There are images of Aphrodite on pottery-- of course, that kind of art is usually fairly stylized, and the red and black Attic style (dated to about 410 BCE) especially seems kind of unhelpful. In that medium, Aphrodite is bound either to have red or black hair, regardless. Still, it's worth noting that her hair was colored black. It seems like if she was a blond, the artist would have gone with the natural red tone of the clay instead. But I'm no art historian, and that's just my personal conjecture. It isn't proof enough to give her dark hair in my book, that's for sure. (Image © Marie-Lan Nguyen / Wikimedia Commons)

So I kept looking. And man, why did I not even think of frescoes?! There are a couple of good ones in the wiki commons where I can clearly identify Aphrodite in the picture. Both of them show her with dark hair, not blonde. One image is from a wall in Pompeii, dated to roughly 79 AD. Aphrodite is the smudged woman in the background, dressed in white. (I'm not posting it here because I feel like I'm going overboard with the pictures here.) This image seems to also be from Pompeii, but wiki information dates it to about 25 BCE. I can't explain the difference in the dates here, as I said I am no art historian, and so I can only give the the information that wiki has given me-- dubious though that may be. Aphrodite, of course is the woman in the blue dress, and I might argue that her hair is almost an auburn color. Certainly, it is a rich shade of brown at the least.

The trouble is, while these older images may be more valid as representations of Aphrodite, giving her dark hair goes against the more recent cultural memory, so to speak. So I'm still left with a choice to make-- do I risk alienating my readers by choosing to give her a darker hair color which might clash with the idea they have of Aphrodite in their mind's eye? Or do I follow the historical images, and hope that my readers absorb it as information they didn't know, or at the very least ignore me if they find it personally problematic? When it comes down to it, is our image of Aphrodite informed MOST by the current perceptions of what is beautiful?

My followers, what about you?

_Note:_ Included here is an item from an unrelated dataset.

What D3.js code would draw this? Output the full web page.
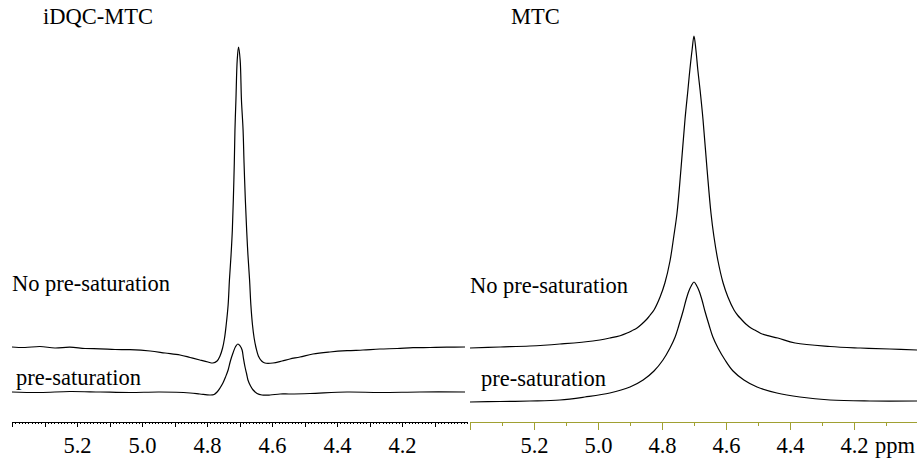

When you envision Aphrodite, what color is her hair?

It's almost enough to make me wish she wasn't going to appear in the book. :)

Wednesday, October 21, 2009

On Apollodorus's The Library and Fairy Tales

So I'm reading  The Libraries by Apollodorus, as the Epitome deals with the Trojan war, and those events which lead up to it, and I came across this in the notes:

The story ran that all the gods and goddesses, except Strife, were invited to attend the marriage of Peleus and Thetis, and that Strife, out of spite at being overlooked, threw among the wedding guests a golden apple inscribed with the words, “Let the fair one take it,” or “The apple for the fair.” Three goddesses, Hera, Athena, and Aphrodite, contended for this prize of beauty, and Zeus referred the disputants to the judgment of Paris.
And all of a sudden, I had an ah HA! moment.

Are we looking at the origin of the evil fairy of folklore? The same fairy who becomes Malificent in Disney's version of Sleeping Beauty? The fairy, who overlooked, curses the baby, rather than blessing it? (Something about 12 golden plates, and 13 fairies, wasn't it? It's been a long time since I read my complete Grimm's fairy tales.) And the origin of the evil step-mother we all know from Snow White, with Paris playing the roll of the magic mirror? This does seem to capture interesting elements from both, and I think I can confidently say that these stories pre-date the Germanic folklore which is the source for so much of the old fairy tales.

I knew the story, but I had never seen it put exactly in those terms. Now that I have, I find it difficult to believe it ISN'T the story which resulted in those other interpretations. Very interesting.